▶ Data supplied
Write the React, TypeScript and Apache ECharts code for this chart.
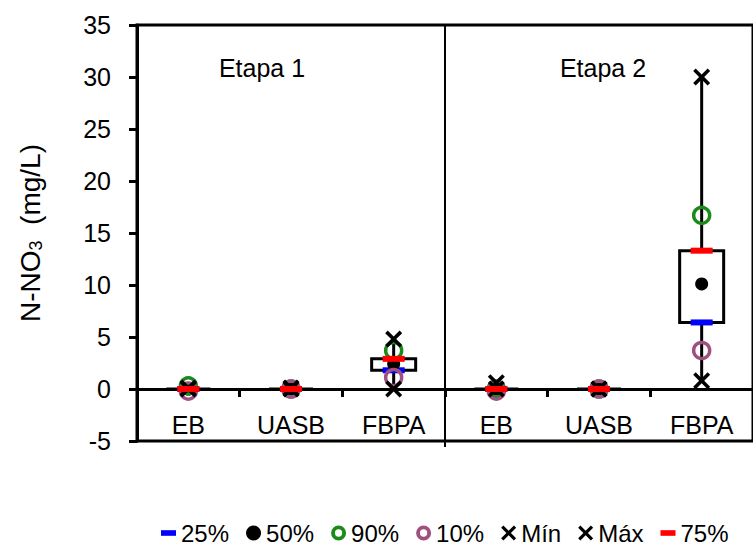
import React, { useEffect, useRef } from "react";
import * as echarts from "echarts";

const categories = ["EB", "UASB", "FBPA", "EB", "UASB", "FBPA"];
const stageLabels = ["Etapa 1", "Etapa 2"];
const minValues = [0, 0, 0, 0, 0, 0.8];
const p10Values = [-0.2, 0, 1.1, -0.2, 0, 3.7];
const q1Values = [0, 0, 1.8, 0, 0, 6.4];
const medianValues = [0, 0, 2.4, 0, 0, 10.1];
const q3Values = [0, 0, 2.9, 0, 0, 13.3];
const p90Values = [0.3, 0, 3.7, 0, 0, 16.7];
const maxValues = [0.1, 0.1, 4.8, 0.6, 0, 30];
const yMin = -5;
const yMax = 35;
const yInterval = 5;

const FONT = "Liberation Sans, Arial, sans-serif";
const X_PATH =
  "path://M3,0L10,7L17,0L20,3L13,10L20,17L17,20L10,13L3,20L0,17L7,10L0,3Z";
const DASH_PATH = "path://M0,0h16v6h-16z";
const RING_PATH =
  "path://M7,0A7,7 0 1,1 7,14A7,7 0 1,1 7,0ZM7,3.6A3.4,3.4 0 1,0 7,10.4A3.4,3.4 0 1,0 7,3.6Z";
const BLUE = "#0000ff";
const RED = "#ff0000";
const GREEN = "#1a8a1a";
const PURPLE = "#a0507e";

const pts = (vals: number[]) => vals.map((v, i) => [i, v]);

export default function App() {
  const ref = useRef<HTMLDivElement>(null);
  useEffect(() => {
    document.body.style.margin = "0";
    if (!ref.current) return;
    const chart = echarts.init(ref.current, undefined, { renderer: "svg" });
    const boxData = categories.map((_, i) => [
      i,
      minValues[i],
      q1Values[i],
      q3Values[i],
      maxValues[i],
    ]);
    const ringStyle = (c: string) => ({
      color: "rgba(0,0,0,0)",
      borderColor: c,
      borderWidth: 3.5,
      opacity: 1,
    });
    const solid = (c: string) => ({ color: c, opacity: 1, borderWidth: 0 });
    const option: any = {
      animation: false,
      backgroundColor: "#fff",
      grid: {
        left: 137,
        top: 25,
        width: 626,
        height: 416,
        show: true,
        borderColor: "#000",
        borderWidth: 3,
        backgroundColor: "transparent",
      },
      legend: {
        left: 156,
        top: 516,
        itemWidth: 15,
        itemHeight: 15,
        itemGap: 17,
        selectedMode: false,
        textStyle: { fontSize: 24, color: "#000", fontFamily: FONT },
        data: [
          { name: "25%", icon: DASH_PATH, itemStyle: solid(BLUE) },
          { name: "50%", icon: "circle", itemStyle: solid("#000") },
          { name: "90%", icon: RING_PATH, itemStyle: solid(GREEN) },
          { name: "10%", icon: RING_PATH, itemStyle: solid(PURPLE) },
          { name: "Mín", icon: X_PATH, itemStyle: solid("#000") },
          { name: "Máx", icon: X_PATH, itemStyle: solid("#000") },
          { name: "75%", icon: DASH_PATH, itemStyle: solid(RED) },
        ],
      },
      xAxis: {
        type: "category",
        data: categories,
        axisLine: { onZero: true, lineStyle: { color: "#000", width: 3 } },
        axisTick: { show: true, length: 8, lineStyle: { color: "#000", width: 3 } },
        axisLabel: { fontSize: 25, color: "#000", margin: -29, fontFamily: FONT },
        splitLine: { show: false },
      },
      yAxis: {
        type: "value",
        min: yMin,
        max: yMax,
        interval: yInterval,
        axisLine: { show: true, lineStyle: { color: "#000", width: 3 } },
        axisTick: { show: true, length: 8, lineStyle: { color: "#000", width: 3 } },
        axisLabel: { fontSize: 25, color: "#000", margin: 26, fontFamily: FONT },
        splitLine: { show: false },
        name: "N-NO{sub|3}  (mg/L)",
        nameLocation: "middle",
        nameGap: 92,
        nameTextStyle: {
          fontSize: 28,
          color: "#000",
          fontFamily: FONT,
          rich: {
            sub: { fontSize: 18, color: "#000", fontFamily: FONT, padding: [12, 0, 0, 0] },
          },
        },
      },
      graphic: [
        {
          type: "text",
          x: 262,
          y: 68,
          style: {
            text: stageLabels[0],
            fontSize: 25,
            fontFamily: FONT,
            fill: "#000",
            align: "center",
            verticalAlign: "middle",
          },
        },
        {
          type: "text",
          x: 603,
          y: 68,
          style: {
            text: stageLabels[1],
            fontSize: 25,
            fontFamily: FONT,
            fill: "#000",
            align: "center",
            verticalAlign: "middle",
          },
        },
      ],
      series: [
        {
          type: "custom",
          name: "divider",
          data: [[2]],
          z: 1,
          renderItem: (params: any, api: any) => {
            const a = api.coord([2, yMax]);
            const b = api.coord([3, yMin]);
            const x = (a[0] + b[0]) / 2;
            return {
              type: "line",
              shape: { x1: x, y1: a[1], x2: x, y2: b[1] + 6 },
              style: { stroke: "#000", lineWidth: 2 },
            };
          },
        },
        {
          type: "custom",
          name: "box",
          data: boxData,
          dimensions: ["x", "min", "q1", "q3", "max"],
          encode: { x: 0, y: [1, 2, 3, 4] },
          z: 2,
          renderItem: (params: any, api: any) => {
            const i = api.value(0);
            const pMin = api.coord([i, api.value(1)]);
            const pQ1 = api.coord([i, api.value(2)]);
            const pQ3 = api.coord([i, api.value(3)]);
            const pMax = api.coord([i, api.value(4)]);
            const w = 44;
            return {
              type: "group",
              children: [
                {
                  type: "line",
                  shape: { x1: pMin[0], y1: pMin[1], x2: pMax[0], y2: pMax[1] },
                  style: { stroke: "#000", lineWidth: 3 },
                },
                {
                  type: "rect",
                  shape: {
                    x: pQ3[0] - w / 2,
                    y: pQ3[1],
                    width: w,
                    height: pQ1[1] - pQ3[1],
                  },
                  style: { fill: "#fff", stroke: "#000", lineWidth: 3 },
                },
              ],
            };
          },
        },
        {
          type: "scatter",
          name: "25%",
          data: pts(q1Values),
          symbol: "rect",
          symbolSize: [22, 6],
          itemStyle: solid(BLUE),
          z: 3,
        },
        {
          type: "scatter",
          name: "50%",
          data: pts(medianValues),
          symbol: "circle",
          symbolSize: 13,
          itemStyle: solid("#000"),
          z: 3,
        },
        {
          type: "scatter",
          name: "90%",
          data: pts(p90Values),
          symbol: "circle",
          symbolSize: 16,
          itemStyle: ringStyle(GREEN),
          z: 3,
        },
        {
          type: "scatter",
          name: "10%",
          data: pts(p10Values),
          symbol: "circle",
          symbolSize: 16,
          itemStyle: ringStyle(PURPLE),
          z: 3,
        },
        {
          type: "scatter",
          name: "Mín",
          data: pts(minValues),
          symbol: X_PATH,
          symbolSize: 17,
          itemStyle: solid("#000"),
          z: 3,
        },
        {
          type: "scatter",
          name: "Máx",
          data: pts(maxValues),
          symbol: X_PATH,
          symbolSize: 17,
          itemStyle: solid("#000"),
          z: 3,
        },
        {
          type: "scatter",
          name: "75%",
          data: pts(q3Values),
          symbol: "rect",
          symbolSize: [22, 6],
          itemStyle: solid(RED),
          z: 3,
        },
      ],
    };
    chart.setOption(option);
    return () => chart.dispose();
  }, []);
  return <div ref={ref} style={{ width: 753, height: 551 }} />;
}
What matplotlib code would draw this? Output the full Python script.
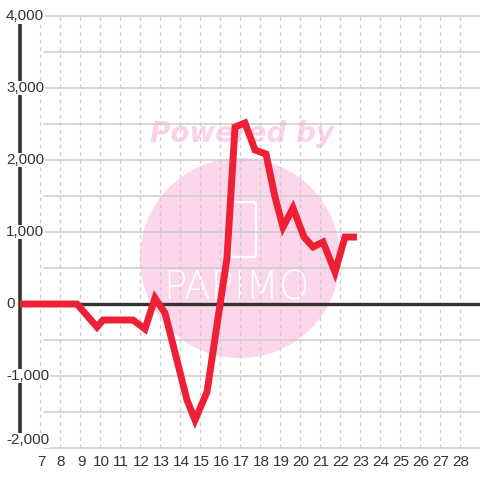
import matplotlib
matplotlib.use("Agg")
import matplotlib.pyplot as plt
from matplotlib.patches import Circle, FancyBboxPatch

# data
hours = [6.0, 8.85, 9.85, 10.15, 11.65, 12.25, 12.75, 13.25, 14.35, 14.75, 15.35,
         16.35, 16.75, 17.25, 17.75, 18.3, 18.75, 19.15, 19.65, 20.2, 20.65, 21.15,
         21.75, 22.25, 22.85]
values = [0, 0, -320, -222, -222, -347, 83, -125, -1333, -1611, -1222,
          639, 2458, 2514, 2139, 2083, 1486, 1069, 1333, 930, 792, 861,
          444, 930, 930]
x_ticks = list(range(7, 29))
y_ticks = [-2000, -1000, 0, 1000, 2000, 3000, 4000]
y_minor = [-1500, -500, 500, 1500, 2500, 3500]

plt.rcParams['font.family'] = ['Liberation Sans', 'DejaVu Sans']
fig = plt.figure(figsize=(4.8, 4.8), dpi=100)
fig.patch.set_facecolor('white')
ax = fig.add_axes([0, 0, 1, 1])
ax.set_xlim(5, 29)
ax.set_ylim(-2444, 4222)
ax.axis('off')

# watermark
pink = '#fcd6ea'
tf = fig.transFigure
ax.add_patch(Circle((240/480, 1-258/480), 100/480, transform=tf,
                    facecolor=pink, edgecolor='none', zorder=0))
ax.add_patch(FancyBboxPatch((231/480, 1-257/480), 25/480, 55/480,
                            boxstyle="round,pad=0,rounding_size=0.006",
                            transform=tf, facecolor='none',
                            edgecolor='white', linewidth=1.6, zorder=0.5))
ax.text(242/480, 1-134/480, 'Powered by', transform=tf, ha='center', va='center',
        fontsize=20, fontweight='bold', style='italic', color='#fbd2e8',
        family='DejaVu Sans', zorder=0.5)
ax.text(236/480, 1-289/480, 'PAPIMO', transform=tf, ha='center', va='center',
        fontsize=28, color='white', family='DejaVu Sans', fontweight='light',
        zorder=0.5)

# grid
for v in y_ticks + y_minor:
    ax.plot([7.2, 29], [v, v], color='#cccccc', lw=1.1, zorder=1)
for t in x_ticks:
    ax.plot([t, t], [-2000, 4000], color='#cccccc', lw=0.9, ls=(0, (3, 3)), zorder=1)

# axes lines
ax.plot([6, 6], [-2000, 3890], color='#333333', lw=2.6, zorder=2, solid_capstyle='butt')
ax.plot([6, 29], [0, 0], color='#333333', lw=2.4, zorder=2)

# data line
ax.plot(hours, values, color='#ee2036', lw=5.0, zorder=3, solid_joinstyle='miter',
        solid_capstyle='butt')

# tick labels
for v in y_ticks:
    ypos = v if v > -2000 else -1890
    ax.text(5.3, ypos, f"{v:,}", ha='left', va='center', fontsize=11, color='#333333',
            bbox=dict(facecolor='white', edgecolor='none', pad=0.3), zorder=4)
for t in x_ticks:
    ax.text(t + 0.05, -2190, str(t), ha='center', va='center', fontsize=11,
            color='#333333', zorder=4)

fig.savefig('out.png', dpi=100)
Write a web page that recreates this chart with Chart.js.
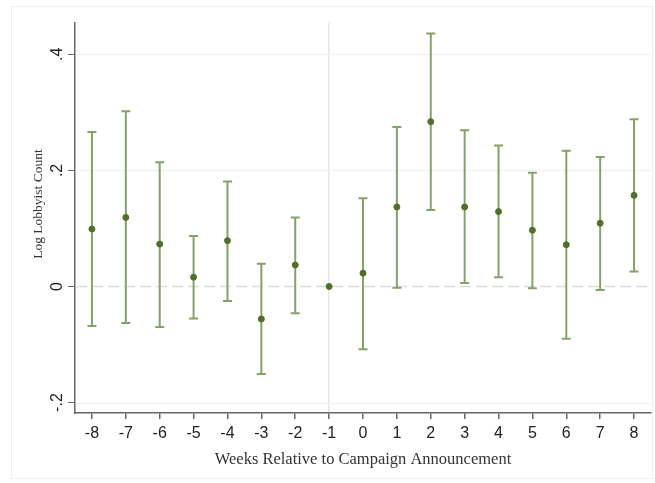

▶ Written instruction
Without the pictures, please reproduce each line of the listing above exactly, from the first one through the line bearing "import * as".

▶ Written solution
Write the React, TypeScript and Apache ECharts code for this chart.
import React, { useEffect, useRef } from "react";
import * as echarts from "echarts";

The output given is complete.